“Given that there will be a postal ballot in a large number of ‘swing’ states the actual results of the election may not be known for days or weeks, even then, one can assume that these numbers may be contested. And it is this what worries the market not an outright victory for either of the candidates. Expect these concerns to escalate nearer to the election,” Holland said.
Since their March 2020 low, the Indian benchmarks – the S&P BSE Sensex
and the Nifty 50 – have gained 47 per cent and 48 per cent, respectively on the back of strong foreign flows and active participation by domestic retail investors. In case the liquidity flow reverses, analysts expect the Indian markets
to correct sharply. Moreover, the recent tailwind of the weaker dollar may reverse in the short-term as investors head back to safe havens, they say.

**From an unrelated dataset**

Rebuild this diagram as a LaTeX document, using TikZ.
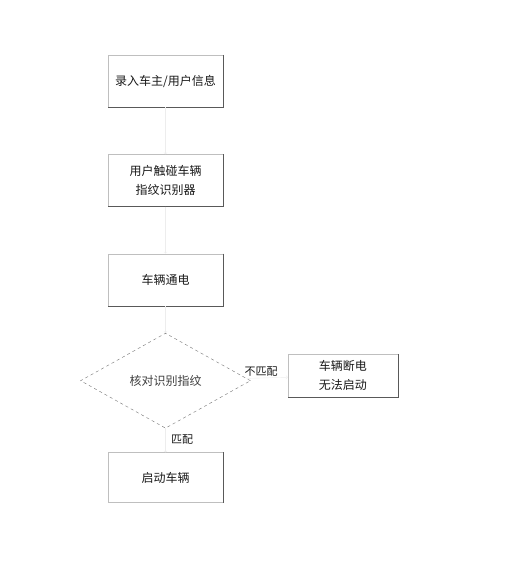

Profit booking, according to Holland, may be seen more actively in mid-and small-caps in the short-term.
“Ordinarily we are not expecting the US election to significantly impact Asian equities but with equity markets
already trading one standard deviation expensive, events could cause much bigger moves than normal,” wrote Niall MacLeod a strategist at UBS in a September 17 co-authored note with Jiamin Shen.
Besides the upcoming elections in Bihar and the Q2FY21 results of India Inc, new issues / initial public offers (IPOs) of companies may also see investors book profit and rotate money form the secondary to the primary market, which in turn could keep the upside of the frontline indices capped amid volatility in the near-to-medium term.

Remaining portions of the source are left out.